Di fronte a questa ribellione, Cia si ritirò nella cosiddetta Murata, la munitissima rocca cittadina, insieme al figlio Sinibaldo, ad altri familiari, ai consiglieri e a un manipolo di soldati a lei fedeli. Con mossa cinica, ma ineccepibile secondo le logiche del tempo, imprigionò nella Murata anche alcuni capi della sommossa, che ordinò di decapitare, facendone poi gettare i corpi dall’alto delle mura.

Nonostante fosse di fatto “prigioniera” dei suoi stessi sudditi, Cia compiva sistematiche incursioni in città per devastarne i punti nevralgici e preparare al meglio la difesa, visto che Albornoz, occupato il colle di fronte, predisponeva un attacco in grande stile, con l’ausilio di ben otto grandi macchine da getto.
Durante questa difficile fase comandò di uccidere i due consiglieri che l’avevano accompagnata su incarico di Francesco, convinta che avessero segrete intese con il nemico e i cittadini di Cesena.
Per quanto eroica la difesa di Cia non poteva però durare più di tanto, anche per la defezione di una parte delle milizie: le truppe papali presero la parte esterna della cittadella obbligandola a rifugiarsi negli spazi angusti della rocca. A quel punto poteva contare su circa quattrocento uomini fidatissimi (ma le fonti peccano probabilmente in eccesso) che riuscirono ancora a infliggere danni al nemico, ma il 21 giugno, dopo circa due mesi di assedio, dovette arrendersi.
La prigionia e gli ultimi anni
Eroica sino alla fine, chiese un salvacondotto per gli uomini che l’avevano seguita nell’impresa, accettando invece per sé e gli altri familiari il destino, quale che fosse, che Albornoz intendeva riservare loro.
Fu condotta prigioniera ad Ancona, residenza del Cardinale, ma la sua tempra indomita le fece tenere un contegno “come se la vittoria fosse stata sua” tanto che l’Albornoz “meravigliandosi della costanza di questa donna, benché la ritenesse prigione a fine di piuttosto domare l’alterezza del capitano, assai la fece stare onestamente, e bene servire”. Fu liberata dopo circa due anni quando cadde anche Forlì e si ricongiunse al marito che nel frattempo era rientrato nelle grazie della Chiesa.
Morì, secondo la maggior parte delle fonti, nel 1381, ad un età decisamente alta per l’epoca, e le sue spoglie riposarono insieme a quelle del marito nella Chiesa di S. Francesco, per volontà del figlio Sinibaldo, che nel frattempo aveva recuperato Forlì e ottenuto il vicariato apostolico sulla città.
Le fonti antiche, affascinate dalla figura di Cia, ne romanzarono la vita con l’introduzione di episodi “esemplari”, probabilmente mai accaduti nella realtà, quantomeno in quella forma, ma utili ad illuminare una vicenda umana, di cui gli autori stessi avvertivano la portata straordinaria.
L’anonimo della Vita di Cola ad esempio introduce una finta corrispondenza tra Cia e il marito, in cui alle raccomandazioni di quest’ultimo di aver cura di Cesena, la donna risponde piccata “signore mio, piacciavi di avere buona cura di Forlì, che io averò buona cura di Cesena”, rimarcando la propria capacità di governare la città con saggezza, grazie alle doti personali di politico e di soldato.
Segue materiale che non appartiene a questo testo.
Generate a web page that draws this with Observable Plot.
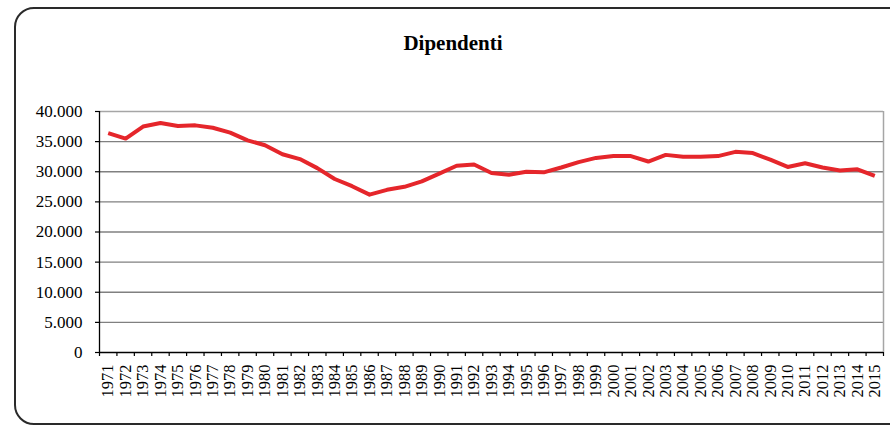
<!DOCTYPE html>
<html>
<head>
<meta charset="utf-8">
<script src="https://cdn.jsdelivr.net/npm/d3@7"></script>
<script src="https://cdn.jsdelivr.net/npm/@observablehq/plot@0.6"></script>
<style>
  html, body { margin: 0; padding: 0; background: #fff; }
  #wrap { position: relative; width: 890px; height: 430px; overflow: hidden; font-family: "Liberation Serif", "DejaVu Serif", serif; }
  #frame { position: absolute; left: 14px; top: 7px; width: 920px; height: 418px; border: 2px solid #2a2a2a; border-radius: 20px; box-sizing: border-box; }
  #title { position: absolute; left: 0; width: 906px; top: 31px; text-align: center; font-weight: bold; font-size: 21px; color: #000; }
  #chart { position: absolute; left: 0; top: 0; }
  #chart svg, #chart svg text { font-family: "Liberation Serif", "DejaVu Serif", serif !important; }
</style>
</head>
<body>
<div id="wrap">
  <div id="frame"></div>
  <div id="title">Dipendenti</div>
  <div id="chart"></div>
</div>
<script>
const years = [1971,1972,1973,1974,1975,1976,1977,1978,1979,1980,1981,1982,1983,1984,1985,1986,1987,1988,1989,1990,1991,1992,1993,1994,1995,1996,1997,1998,1999,2000,2001,2002,2003,2004,2005,2006,2007,2008,2009,2010,2011,2012,2013,2014,2015];
const dipendenti = [36400,35500,37500,38100,37600,37700,37300,36500,35200,34400,32900,32100,30600,28800,27600,26200,27000,27500,28400,29700,31000,31200,29800,29500,30000,29900,30700,31600,32300,32600,32600,31700,32800,32500,32500,32600,33300,33100,32000,30800,31400,30700,30200,30400,29300];
const yTicks = [0,5000,10000,15000,20000,25000,30000,35000,40000];

const data = years.map((y, i) => ({year: y, value: dipendenti[i]}));
const boundaries = [years[0] - 0.5, ...years.map(y => y + 0.5)];
const itFmt = d3.formatLocale({decimal: ",", thousands: ".", grouping: [3], currency: ["", "€"]}).format(",");
const grid = yTicks.filter(t => t > 0 && t < 40000);
const serif = "Liberation Serif";

const chart = Plot.plot({
  width: 890,
  height: 430,
  marginLeft: 99,
  marginRight: 7,
  marginTop: 111,
  marginBottom: 78,
  style: {fontFamily: serif, background: "transparent", color: "#000"},
  x: {type: "linear", domain: [boundaries[0], boundaries[boundaries.length - 1]]},
  y: {domain: [0, 40000]},
  marks: [
    Plot.ruleY(grid, {stroke: "#808080", strokeWidth: 1.3, strokeOpacity: 1}),
    Plot.ruleY([40000], {stroke: "#a6a6a6", strokeWidth: 1.5, strokeOpacity: 1}),
    Plot.ruleX([boundaries[boundaries.length - 1]], {stroke: "#a6a6a6", strokeWidth: 1.5, strokeOpacity: 1}),
    Plot.axisY({ticks: yTicks, tickSize: 4, tickPadding: 13, tickFormat: itFmt, fontSize: 17, fontFamily: serif, label: null, stroke: "#000", strokeWidth: 1.2}),
    Plot.axisX({ticks: boundaries, tickSize: 4, tickFormat: () => "", label: null, stroke: "#000", strokeWidth: 1.2}),
    Plot.axisX({ticks: years, tickSize: 0, tickPadding: 12, tickRotate: -90, tickFormat: d => String(d), fontSize: 16.5, fontFamily: serif, label: null}),
    Plot.ruleX([boundaries[0]], {stroke: "#000", strokeWidth: 1.3}),
    Plot.ruleY([0], {stroke: "#000", strokeWidth: 1.3}),
    Plot.line(data, {x: "year", y: "value", stroke: "#e5262b", strokeWidth: 4, strokeLinejoin: "round", strokeLinecap: "butt"})
  ]
});
document.getElementById("chart").appendChild(chart);
</script>
</body>
</html>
Analogamente, a fronte della pressante richiesta di Francesco di uccidere quattro cesenati sospettati di tramare con il partito guelfo, vuole verificare di persona la situazione ed ottenere prove inconfutabili, pienamente conscia del suo ruolo di reggente. In questo caso sbaglia, poiché i quattro sono veramente in intesa con il nemico, ma la correttezza e la linearità dell’operato di Cia è fuori discussione.
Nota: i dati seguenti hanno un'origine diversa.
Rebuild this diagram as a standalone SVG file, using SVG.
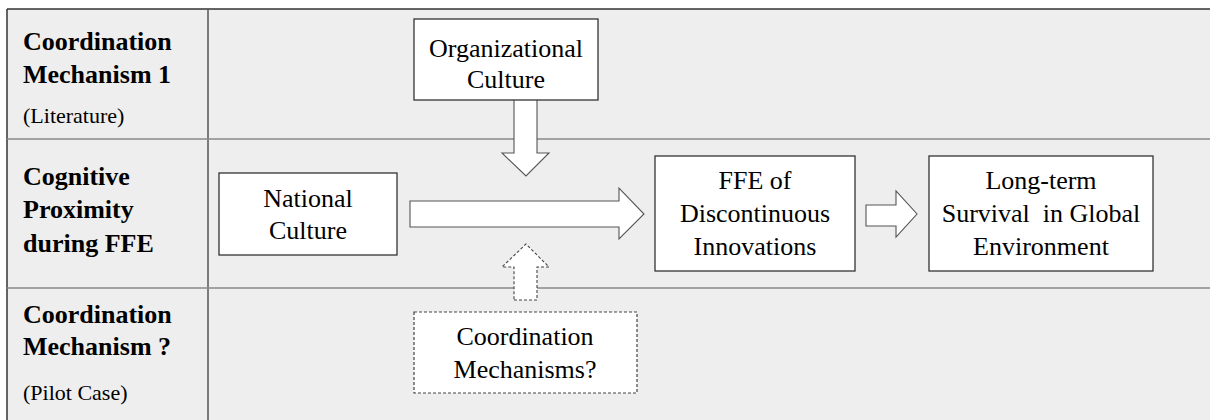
<svg xmlns="http://www.w3.org/2000/svg" width="1210" height="420" viewBox="0 0 1210 420">
<style>
text{font-family:'Liberation Serif','Tinos','Times New Roman','Nimbus Roman','DejaVu Serif',serif}
.lab{font-size:26px;font-weight:bold;fill:#000}
.sub{font-size:22px;fill:#000}
.t{font-size:26px;fill:#000;text-anchor:middle}
.box{fill:#fff;stroke:#333;stroke-width:1.3}
.dbox{fill:#fff;stroke:#444;stroke-width:1.2;stroke-dasharray:3 2}
.arr{fill:#fff;stroke:#555;stroke-width:1.1}
.darr{fill:#fff;stroke:#444;stroke-width:1.1;stroke-dasharray:3 2}
.grid{stroke:#888;stroke-width:1.5;fill:none}
</style>
<rect x="0" y="0" width="1210" height="420" fill="#fff"/>
<g id="table">
<rect x="7" y="9" width="1210" height="420" fill="#eeeeee"/>
<line x1="7" y1="9" x2="1210" y2="9" stroke="#333" stroke-width="1.5"/>
<line x1="7" y1="9" x2="7" y2="420" stroke="#333" stroke-width="1.5"/>
<line x1="208" y1="9" x2="208" y2="420" stroke="#555" stroke-width="1.5"/>
<line class="grid" x1="7" y1="139" x2="1210" y2="139"/>
<line class="grid" x1="7" y1="288" x2="1210" y2="288"/>
</g>
<g id="row1-label" font-family="Liberation Serif, serif">
<text class="lab" x="23" y="50">Coordination</text>
<text class="lab" x="23" y="83">Mechanism 1</text>
<text class="sub" x="23" y="123">(Literature)</text>
</g>
<g id="row2-label">
<text class="lab" x="23" y="185">Cognitive</text>
<text class="lab" x="23" y="218">Proximity</text>
<text class="lab" x="23" y="252">during FFE</text>
</g>
<g id="row3-label">
<text class="lab" x="23" y="323">Coordination</text>
<text class="lab" x="23" y="355">Mechanism ?</text>
<text class="sub" x="23" y="400">(Pilot Case)</text>
</g>
<g id="connectors">
<polygon class="arr" points="514,99 537,99 537,153 549,153 526,176 502,153 514,153"/>
<polygon class="arr" points="410,201 619,201 619,188 644,214 619,239 619,227 410,227"/>
<polygon class="arr" points="866,205 896,205 896,191 917,214 896,237 896,226 866,226"/>
<polygon class="darr" points="514,300 537,300 537,267 549,267 526,244 502,267 514,267"/>
</g>
<g id="org-culture">
<rect class="box" x="414" y="19" width="184" height="81"/>
<text class="t" x="506" y="57">Organizational</text>
<text class="t" x="506" y="88">Culture</text>
</g>
<g id="national-culture">
<rect class="box" x="219" y="173" width="178" height="82"/>
<text class="t" x="308" y="207">National</text>
<text class="t" x="308" y="239">Culture</text>
</g>
<g id="ffe">
<rect class="box" x="655" y="156" width="200" height="115"/>
<text class="t" x="755" y="189">FFE of</text>
<text class="t" x="755" y="222">Discontinuous</text>
<text class="t" x="755" y="255">Innovations</text>
</g>
<g id="survival">
<rect class="box" x="929" y="156" width="224" height="115"/>
<text class="t" x="1041" y="189">Long-term</text>
<text class="t" x="1041" y="222" xml:space="preserve">Survival  in Global</text>
<text class="t" x="1041" y="255">Environment</text>
</g>
<g id="coord-mech">
<rect class="dbox" x="414" y="312" width="223" height="81"/>
<text class="t" x="525" y="345">Coordination</text>
<text class="t" x="525" y="378">Mechanisms?</text>
</g>
</svg>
Molto interessante infine il presunto colloquio, introdotto dal Villani, tra la figlia assediata e il padre, che tenta di convincerla ad arrendersi.
Vanni degli Ubaldini si porta sotto le mura di Cesena preoccupato per la sorte di Cia, sperando di farla desistere da una resistenza che appare ormai non solo inutile, ma insensata: gli argomenti che usa (o meglio che Villani gli fa usare) non toccano però le corde del sentimento, quanto gli aspetti tecnici della situazione.
Non tanto un colloquio da padre a figlia, ma tra comandanti esperti nell’arte militare in cui Vanni, dopo aver riassunto la situazione disperata in cui versa la rocca, conclude “mostrando, ch’al più valente capitano del mondo non sarebbe vergogna [arrendersi] trovandosi in così fatto caso”.
L’affetto tra i due, che non viene negato, è però subordinato al rispetto dei reciproci ruoli pubblici: da un lato il vecchio mercenario che parla di tattica militare ad una figlia che ben lo capisce, in quanto forse istruita proprio da lui, dall’altro Cia, che, come ogni luogotenente fidato, non può derogare dagli ordini ricevuti che sono di non abbandonare Cesena “per niuna cagione”.
La donna, ben conscia della situazione disperata in cui si trova, con lucida razionalità ribadisce che deve seguire le indicazioni ricevute da Francesco, che in quel momento non è il congiunto, ma colui che le ha conferito un incarico, che la dignità personale le impone di rispettare a costo della vita.